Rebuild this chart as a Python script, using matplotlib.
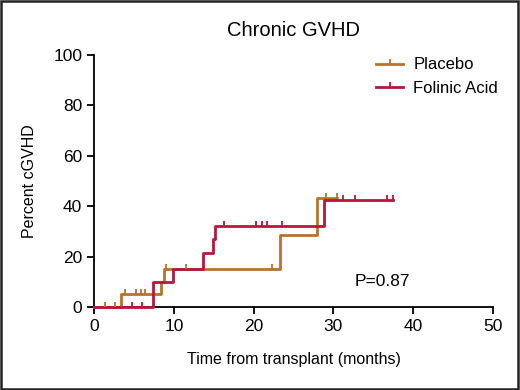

* * *

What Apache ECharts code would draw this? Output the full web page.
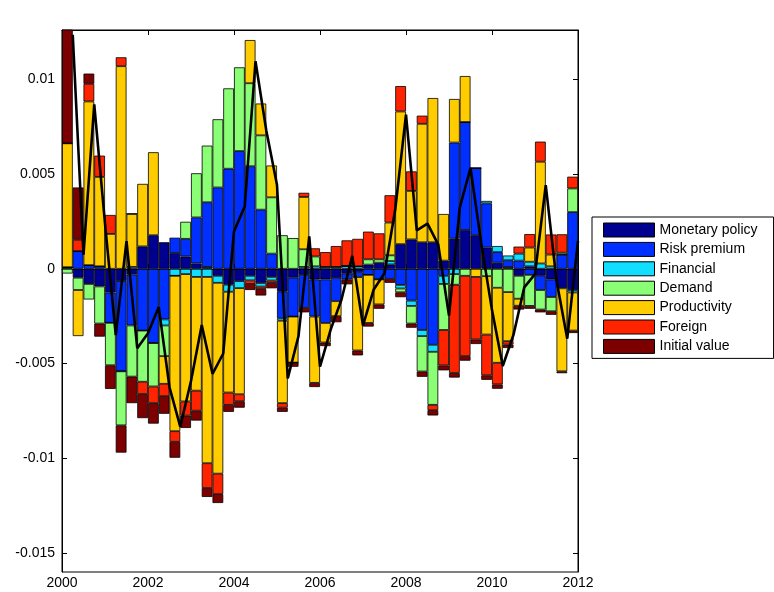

==

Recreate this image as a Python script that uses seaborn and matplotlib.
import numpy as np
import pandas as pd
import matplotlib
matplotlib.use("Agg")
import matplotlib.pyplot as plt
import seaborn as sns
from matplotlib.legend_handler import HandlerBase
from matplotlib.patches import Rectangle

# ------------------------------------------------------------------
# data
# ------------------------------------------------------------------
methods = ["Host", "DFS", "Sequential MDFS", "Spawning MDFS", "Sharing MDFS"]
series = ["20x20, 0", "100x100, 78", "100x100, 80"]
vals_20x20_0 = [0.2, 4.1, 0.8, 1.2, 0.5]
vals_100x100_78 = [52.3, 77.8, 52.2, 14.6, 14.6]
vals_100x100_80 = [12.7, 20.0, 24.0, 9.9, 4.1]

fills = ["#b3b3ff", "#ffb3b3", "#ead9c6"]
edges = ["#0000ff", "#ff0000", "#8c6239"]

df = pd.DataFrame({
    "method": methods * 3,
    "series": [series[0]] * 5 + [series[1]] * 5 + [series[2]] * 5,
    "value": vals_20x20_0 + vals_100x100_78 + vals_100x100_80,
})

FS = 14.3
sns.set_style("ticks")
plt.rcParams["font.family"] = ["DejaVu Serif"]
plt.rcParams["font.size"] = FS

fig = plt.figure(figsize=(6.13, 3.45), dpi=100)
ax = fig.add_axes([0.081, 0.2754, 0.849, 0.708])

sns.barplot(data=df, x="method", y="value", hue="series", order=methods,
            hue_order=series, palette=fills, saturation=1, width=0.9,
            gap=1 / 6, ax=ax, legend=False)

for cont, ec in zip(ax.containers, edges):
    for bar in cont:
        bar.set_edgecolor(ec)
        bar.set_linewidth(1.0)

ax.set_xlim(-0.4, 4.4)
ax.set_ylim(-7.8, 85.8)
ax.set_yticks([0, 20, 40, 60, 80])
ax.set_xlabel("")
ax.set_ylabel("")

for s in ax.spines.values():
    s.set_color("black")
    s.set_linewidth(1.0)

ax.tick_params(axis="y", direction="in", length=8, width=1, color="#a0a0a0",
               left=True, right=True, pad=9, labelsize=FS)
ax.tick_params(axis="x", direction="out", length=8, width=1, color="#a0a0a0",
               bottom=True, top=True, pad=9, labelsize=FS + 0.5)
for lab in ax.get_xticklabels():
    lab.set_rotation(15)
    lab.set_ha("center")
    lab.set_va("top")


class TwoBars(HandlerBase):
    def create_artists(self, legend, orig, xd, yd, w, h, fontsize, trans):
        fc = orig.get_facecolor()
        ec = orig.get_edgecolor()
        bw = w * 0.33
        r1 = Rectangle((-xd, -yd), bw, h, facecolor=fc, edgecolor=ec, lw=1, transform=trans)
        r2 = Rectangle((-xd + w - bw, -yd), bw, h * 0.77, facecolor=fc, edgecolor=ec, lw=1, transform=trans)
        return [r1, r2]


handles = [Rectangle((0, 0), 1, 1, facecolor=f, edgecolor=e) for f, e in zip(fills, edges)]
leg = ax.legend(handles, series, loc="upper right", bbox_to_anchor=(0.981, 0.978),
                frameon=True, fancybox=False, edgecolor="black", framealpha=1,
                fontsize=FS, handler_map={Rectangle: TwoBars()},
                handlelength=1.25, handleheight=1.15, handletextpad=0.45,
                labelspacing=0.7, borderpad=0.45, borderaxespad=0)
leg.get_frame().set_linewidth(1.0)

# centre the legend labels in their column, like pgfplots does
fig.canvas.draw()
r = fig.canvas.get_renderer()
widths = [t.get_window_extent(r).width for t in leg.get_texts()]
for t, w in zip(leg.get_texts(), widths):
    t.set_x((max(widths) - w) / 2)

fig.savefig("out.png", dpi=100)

*TASK INSTRUCTIONS*. Copy out every line of the material above that mentions the word "script".

*FULL SOLUTION*.
Rebuild this chart as a Python script, using matplotlib.
Recreate this image as a Python script that uses seaborn and matplotlib.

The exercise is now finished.